Group VIII - British Literature from 1900 to the Present
Studies in British literature written since 1900 covering all genres in a variety of approaches.
Group IX - Critical Theory and Cultural Studies
Critical theory and cultural studies examine the various ways we define and approach texts. The faculty in this group are interested in the history of the study of literary works: the questions, methods, and principles that have constituted what we understand as literature and how we interpret it. But our understanding of the use and aim of theory is heterogeneous and comprises more than enabling literary interpretation. We are concerned, in diverse ways, with the question of how things mean. For many of us, that involves a related investigation of the boundaries of disciplinary investigation: we examine literary works and literary approaches as part of a complex including social and intellectual history, cultural difference, economic analysis, psychoanalysis, structures of signification, an attention to gender and sexuality, a foregrounding of the effects of nationality, colonialism, racial inequity, and other power relations. Our methods are self-reflexive, exploring their own assumptions and limitations. They are often in contention with each other. They invite lively debate.
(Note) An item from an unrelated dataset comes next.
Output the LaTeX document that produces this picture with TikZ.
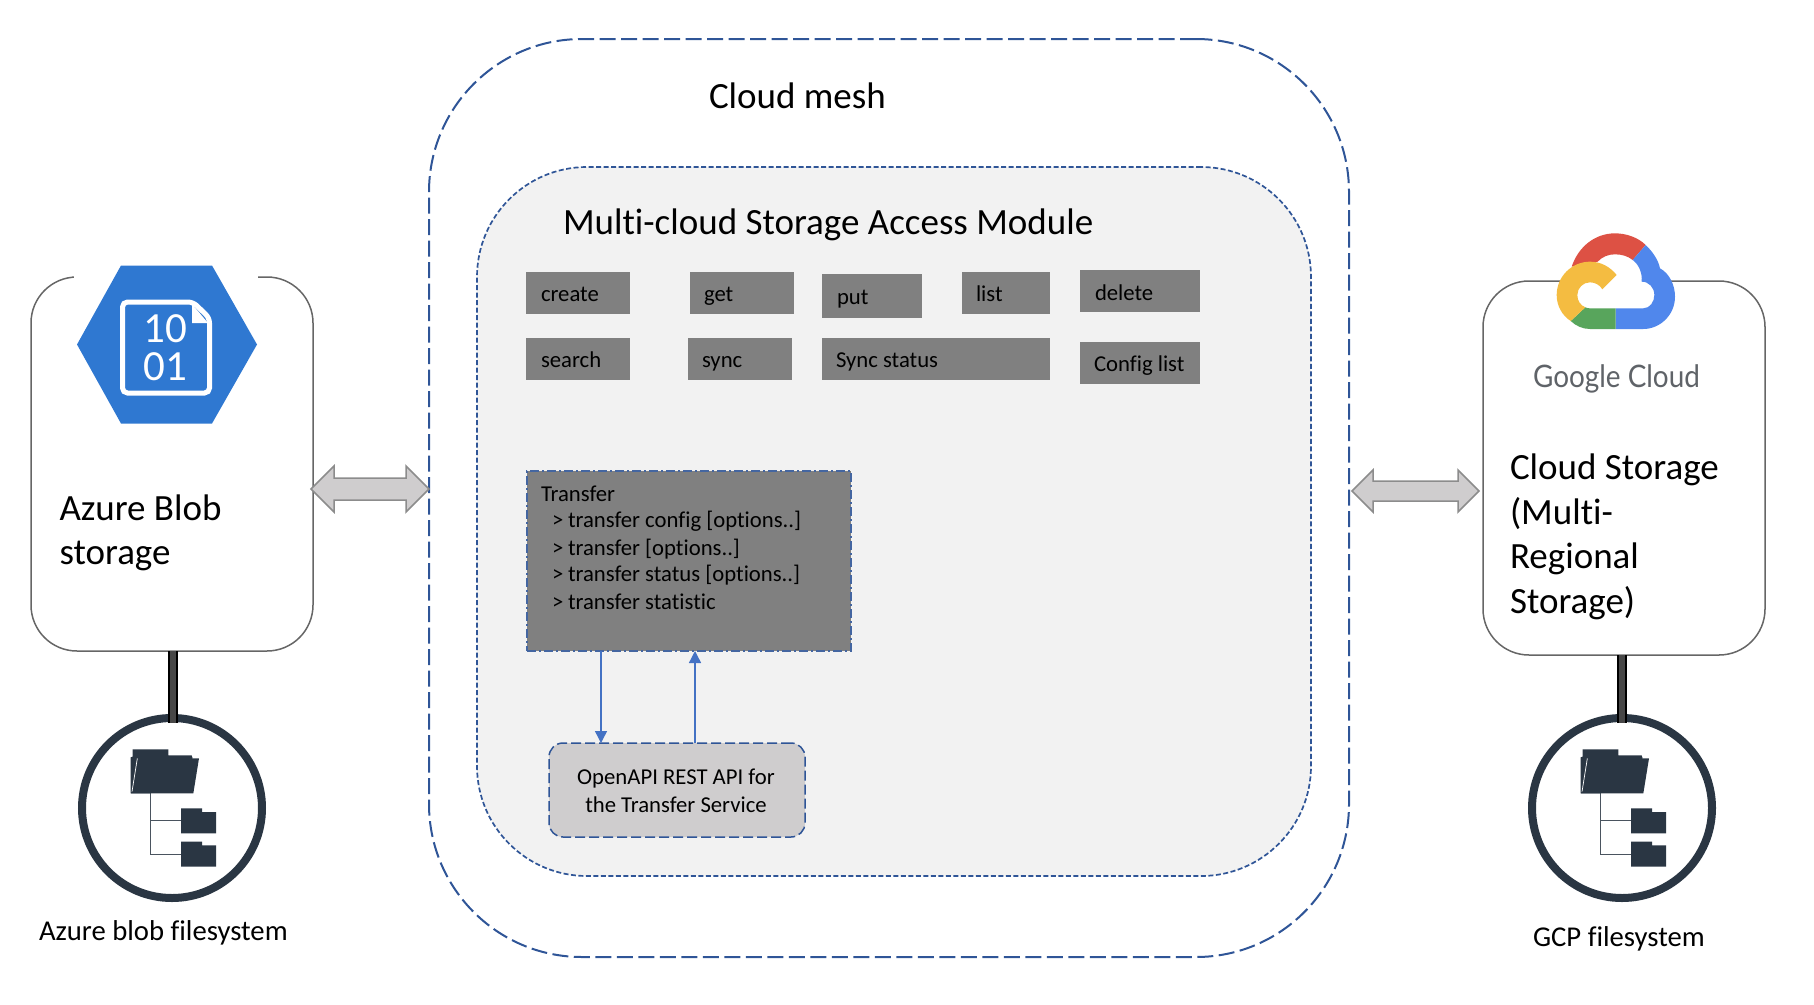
\documentclass[tikz,border=0pt]{standalone}
\usepackage{fontspec}
\setmainfont[Ligatures=NoCommon]{Carlito}
\newfontfamily\gfont{Lato}
\usetikzlibrary{arrows.meta,calc,shapes.geometric}
\definecolor{dashblue}{HTML}{2F5597}
\definecolor{flowblue}{HTML}{4472C4}
\definecolor{panel}{HTML}{F2F2F2}
\definecolor{btn}{HTML}{808080}
\definecolor{apigray}{HTML}{CFCDCE}
\definecolor{navy}{HTML}{2A3643}
\definecolor{azureblue}{HTML}{2F78D1}
\definecolor{gred}{HTML}{DD5144}
\definecolor{gblue}{HTML}{5087EC}
\definecolor{gyellow}{HTML}{F4BC41}
\definecolor{ggreen}{HTML}{58A55C}
\definecolor{ggray}{HTML}{5F6368}
\newcommand{\fs}[1]{\fontsize{#1}{#1}\selectfont}
\tikzset{
  box/.style={anchor=north west,inner sep=0pt,outer sep=0pt,rectangle},
  cmd/.style={box,fill=btn},
  txt/.style={anchor=base west,inner sep=0pt,outer sep=0pt,text=black},
  cloudbox/.style={box,draw=black!60,line width=1.5pt,rounded corners=46pt,fill=white},
  bigarrow/.style={draw=black!45,fill=apigray,line width=1.5pt,line join=miter},
  flow/.style={draw=flowblue,line width=1.4pt,-{Triangle[width=12pt,length=12pt]}},
  pillar/.style={draw=black,line width=2pt,double=black!72,double distance=5.5pt},
  ring/.style={circle,draw=navy,line width=8pt,minimum size=180pt,inner sep=0pt,outer sep=0pt},
}
\newcommand{\foldericon}[1]{%
\begin{scope}[xshift=#1pt,yshift=-650pt]
\begin{scope}[x=0.33333pt,y=-0.33333pt]
  \draw[navy!85,line width=1pt] (300,430) -- (300,612) -- (393,612) (300,510) -- (393,510);
  \fill[navy] (242,430) -- (242,322) -- (248,320) -- (248,298) -- (355,298) -- (355,316) -- (425,316) -- (428,325) -- (300,430) -- cycle;
  \fill[navy] (262,325) -- (447,325) -- (430,430) -- (243,430) -- cycle;
  \draw[white,line width=0.7pt] (262,325) -- (246,425);
  \fill[navy] (393,550) -- (393,475) -- (456,475) -- (456,486) -- (498,486) -- (498,550) -- cycle;
  \fill[navy] (393,650) -- (393,575) -- (456,575) -- (456,586) -- (498,586) -- (498,650) -- cycle;
\end{scope}
\end{scope}}
\begin{document}
\begin{tikzpicture}[x=1pt,y=-1pt]
\useasboundingbox (0,0) rectangle (1814,1004);
% containers
\node[box,draw=dashblue,dash pattern=on 16pt off 5.5pt,line width=2pt,rounded corners=153pt,minimum width=920pt,minimum height=918pt] (mesh) at (429,39) {};
\node[box,draw=dashblue,dash pattern=on 5pt off 2.5pt,line width=1.7pt,fill=panel,rounded corners=110pt,minimum width=834pt,minimum height=709pt] (module) at (477,167) {};
\node[txt,font=\fs{37}] (meshtitle) at (709,108) {Cloud mesh};
\node[txt,font=\fs{37}] (modtitle) at (563,234) {Multi-cloud Storage Access Module};
% command boxes
\node[cmd,minimum width=104pt,minimum height=42pt] (create) at (526,272) {};
\node[cmd,minimum width=104pt,minimum height=42pt] (get) at (690,272) {};
\node[cmd,minimum width=100pt,minimum height=44pt] (put) at (822,274) {};
\node[cmd,minimum width=88pt,minimum height=42pt] (list) at (962,272) {};
\node[cmd,minimum width=120pt,minimum height=42pt] (delete) at (1080,270) {};
\node[cmd,minimum width=104pt,minimum height=42pt] (search) at (526,338) {};
\node[cmd,minimum width=104pt,minimum height=42pt] (sync) at (688,338) {};
\node[cmd,minimum width=228pt,minimum height=42pt] (syncstatus) at (822,338) {};
\node[cmd,minimum width=120pt,minimum height=42pt] (config) at (1080,342) {};
% transfer and API
\node[box,fill=btn,draw=dashblue!90,line width=1.3pt,dash pattern=on 9pt off 3pt on 2pt off 3pt,minimum width=324pt,minimum height=180pt] (transfer) at (527,471) {};
\begin{scope}[every node/.append style={txt,font=\fs{22.7}}]
\node (tcreate) at (541,301) {create};
\node (tget) at (704,301) {get};
\node (tput) at (837,304) {put};
\node (tlist) at (976,301) {list};
\node (tdelete) at (1095,300) {delete};
\node (tsearch) at (541,367) {search};
\node (tsync) at (702,367) {sync};
\node (tsyncstatus) at (836,367) {Sync status};
\node (tconfig) at (1094,371) {Config list};
\node (ttransfer) at (541,501) {Transfer};
\node (t1a) at (552,527) {>};
\node (t1) at (568,527) {transfer config [options..]};
\node (t2a) at (552,555) {>};
\node (t2) at (568,555) {transfer [options..]};
\node (t3a) at (552,581) {>};
\node (t3) at (568,581) {transfer status [options..]};
\node (t4a) at (552,609) {>};
\node (t4) at (568,609) {transfer statistic};
\end{scope}
\node[box,fill=apigray,draw=dashblue,line width=1.5pt,dash pattern=on 10pt off 4pt,rounded corners=14pt,minimum width=256pt,minimum height=94pt] (api) at (549,743) {};
\node[anchor=base,inner sep=0pt,font=\fs{22.7}] (api1) at (676,784) {OpenAPI REST API for};
\node[anchor=base,inner sep=0pt,font=\fs{22.7}] (api2) at (676,812) {the Transfer Service};
\draw[flow] ([xshift=74pt]transfer.south west) -- ([xshift=52pt]api.north west);
\draw[flow] ([xshift=146pt]api.north west) -- ([xshift=168pt]transfer.south west);
% Azure
\node[cloudbox,minimum width=282pt,minimum height=374pt] (azure) at (31,277) {};
\fill[white] (74,268) rectangle (258,288);
\node[txt,font=\fs{37}] (az1) at (59.5,520) {Azure Blob};
\node[txt,font=\fs{37}] (az2) at (59.5,564) {storage};
\fill[azureblue] (77,344.5) -- (121,265.5) -- (212,265.5) -- (257,344.5) -- (212,423.5) -- (121,423.5) -- cycle;
\draw[white,line width=5pt,rounded corners=5pt] (193,302) -- (122.5,302) -- (122.5,393) -- (209.5,393) -- (209.5,318) -- cycle;
\fill[white] (192,304) -- (192,323) -- (208,323) -- cycle;
\node[anchor=center,inner sep=0pt,text=white,align=center,font=\fs{43}] (bits) at (165.5,348) {10\\[-5pt]01};
% Google
\node[cloudbox,minimum width=282pt,minimum height=374pt] (gcp) at (1483,281) {};
\begin{scope}[xshift=1480pt,yshift=-220pt]
\begin{scope}[x=0.33333pt,y=-0.33333pt]
\fill[white] (300,130) rectangle (520,265);
\fill[gred] (275,140) .. controls (295,80) and (345,40) .. (405,40) .. controls (440,40) and (475,53) .. (497,75) -- (458,120) .. controls (443,108) and (425,103) .. (405,103) .. controls (385,103) and (367,110) .. (353,125) -- cycle;
\fill[gblue] (497,75) .. controls (518,95) and (535,120) .. (540,145) .. controls (568,160) and (585,195) .. (585,230) .. controls (585,285) and (540,327) .. (490,327) -- (407,327) -- (407,265) -- (490,265) .. controls (510,265) and (523,245) .. (523,225) .. controls (523,203) and (507,185) .. (485,185) .. controls (487,160) and (478,135) .. (458,120) -- cycle;
\fill[ggreen] (272,303) -- (316,262) .. controls (320,264) and (325,265) .. (330,265) -- (407,265) -- (407,327) -- (330,327) .. controls (308,327) and (288,318) .. (272,303) -- cycle;
\fill[gyellow] (410,165) .. controls (390,140) and (362,125) .. (330,125) .. controls (275,125) and (230,170) .. (230,225) .. controls (230,258) and (247,287) .. (272,303) -- (316,262) .. controls (301,256) and (292,242) .. (292,225) .. controls (292,204) and (309,187) .. (330,187) .. controls (345,187) and (360,195) .. (367,208) -- cycle;
\end{scope}
\end{scope}
\node[txt,text=ggray,font=\gfont\fs{31},xscale=0.9] (gc) at (1533,387) {Google Cloud};
\node[txt,font=\fs{37}] (g1) at (1510,479.5) {Cloud Storage};
\node[txt,font=\fs{37}] (g2) at (1510,524) {(Multi-};
\node[txt,font=\fs{37}] (g3) at (1510,568.5) {Regional};
\node[txt,font=\fs{37}] (g4) at (1510,613.5) {Storage)};
% filesystems
\node[ring] (fsa) at (172,808) {};
\node[ring] (fsb) at (1622,808) {};
\draw[pillar] ([xshift=1pt]azure.south) -- ([xshift=1pt,yshift=-5pt]fsa.north);
\draw[pillar] (fsb.north |- gcp.south) -- ([yshift=-5pt]fsb.north);
\foldericon{50}
\foldericon{1500}
\node[txt,font=\fs{28.7}] (fa) at (39,940) {Azure blob filesystem};
\node[txt,font=\fs{28.7}] (fb) at (1533,946.5) {GCP filesystem};
% double arrows
\coordinate (la) at ([xshift=-2pt]azure.east |- 0,489);
\coordinate (lb) at (mesh.west |- 0,489);
\coordinate (ra) at (mesh.east |- 0,491);
\coordinate (rb) at (gcp.west |- 0,491);
\draw[bigarrow] (la) -- ++(23,-23) -- ++(0,12) -- ($(lb)+(-23,-11)$) -- ++(0,-12) -- (lb) -- ++(-23,23) -- ++(0,-12) -- ($(la)+(23,11)$) -- ++(0,12) -- cycle;
\draw[bigarrow] ($(ra)+(3,0)$) -- ++(21,-21) -- ++(0,11) -- ($(rb)+(-25,-10)$) -- ++(0,-11) -- ($(rb)+(-4,0)$) -- ++(-21,21) -- ++(0,-11) -- ($(ra)+(24,10)$) -- ++(0,11) -- cycle;
\end{tikzpicture}
\end{document}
Group X - Rhetoric, Composition, and Literacy
Faculty members in this group teach writing courses, courses for prospective
high school and college writing teachers, and courses for exploring forms
of communication and literacy. Their scholarly interests include historical
and contemporary rhetoric, language learning, the development of teachers,
electronic publishing, and the uses of technology in teaching and research.
Group XI - African American Literature
Composed of five tenured members of the English Department, the African Americanist group explores African American literary and cultural traditions from the eighteenth century to the present. We teach survey and special topics courses on the undergraduate and graduate levels as well as specialized courses and seminars for graduate students. Recent advanced courses have examined twentieth-century poetry, narrative theory and contemporary African American fiction, the slave narrative tradition, and gender issues in African American narrative. The group offers a program of study at the Ph.D. level for both a major and a minor in African American literature in the English Department.
Group XII - Southern Literature
This group studies the literature of the American South from all eras
and in all genres.
Group XIII - Irish Studies
This group studies the literature of Ireland.